Kalau Mutiara Sari, siswi SMK Negeri 10 Medan ini ngaku pernah jadi korbannya si klepto. Doski tuh nggak pernah nyangka kalau teman baiknya sendiri yang jadi klepto. “Ceritanya nih, temanku si klepto itu pura-pura pengen lihat foto di dompetku. Karena  aku percaya, ya klu kasihlah dompetku. Aku pun tidak memperhatikan temanku itu saat lihat dompetku. Begitu dompet kembali sama aku, duit yang di dalam dompetku berkurang. Mau ku Tanya ke dia, aku takut tersinggung,” kata dia.
Mayang Suharni, siswi SMK Negeri 10 Medan beruntung nggak pernah jadi korban sang klepto. Tapi dia ngaku ada salah satu temannya yang klepto.
“Ada sih teman gue yang klepto kecil-kecil. Dia tuh kalau sudah pinjam buku, sengaja nggak mau ngembalikan. Muka tembok banget. Udah minjem, tapi nggak pernah mau balikin. Padahal, teman udah berbaik hati mau ngasih pinjem buku ke dia,” ujarnya. (ila/saz/fry)
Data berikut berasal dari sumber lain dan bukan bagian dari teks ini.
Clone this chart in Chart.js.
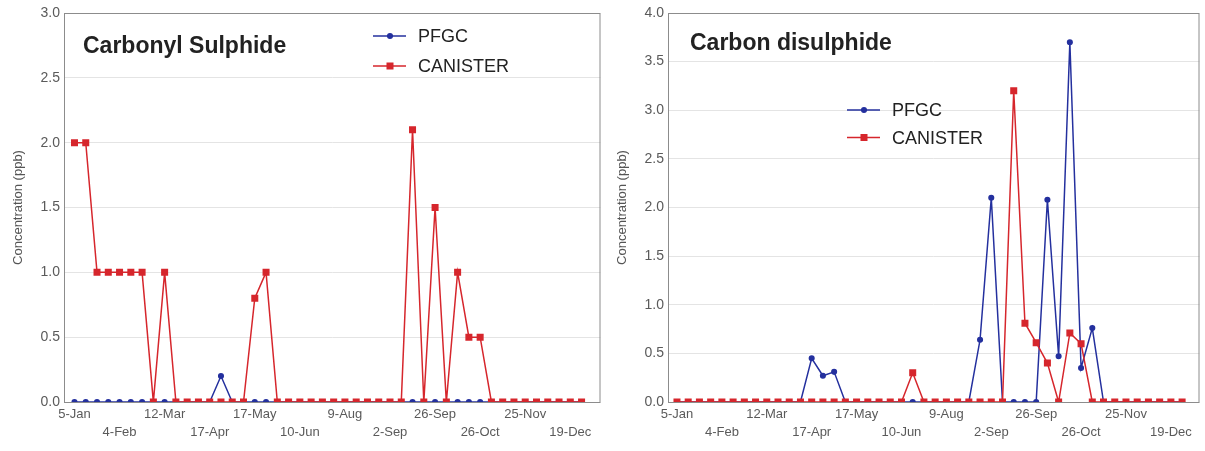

Kebiasaan Buruk Jadi Penyakit Jiwa

Klepto itu adalah kebiasan buruk dari seseorang yang suka mengambil atau meminjam barang-barang milik orang lain untuk dimiliki. Demikian kata Antis Naibaho, psikolog yang bertugas di RSU Pirngadi Medan.
Kata dia, kebisaan buruk yang suka mencuri atau mengambil hak orang lain, lalu keterusan menjadi penyakit jiwa, bukan didasari karena ekonomi. “Terkadang pelakunya adalah orang-orang dari ekonomi kelas menengah dan orang berada. Sedangkan barang yang diambil sering kali yang tidak punya nilai ekonomis sama sekali. Pelaku dapatkan hanyalah kepuasan batin karena bisa mengambil barang orang lain,” tambahnya.
Dikatakannya, biasanya pelaku yang kena penyakit ini secara niat tak ingin mencuri karena mereka tahu itu perbuatan salah. Namun karena dorongan jiwa yang begitu kuat akhirnya mampu mengalahkan niatnya yang tak ingin sama sekali mencuri.
“Kadang-kadang pelaku yang sudah mencuri, beberapa hari kemudian barang yang dia curi lalu dikembalkan lagi kepada pemiliknya. Pelaku lalu minta maaf dan janji nggak akan mengulang lagi. Tapi pada kenyataannya pelaku tetap melakukan kebiasaannya itu di lain waktu,” bilangnya.
Memang, sambungnya, klepto itu termasuk salah satu penyakit psikologis. Kalau tidak bisa diatasi melalui nasehat dari hati- ke hati, maka solusi yang terakhir ditempuh melalui psikiater.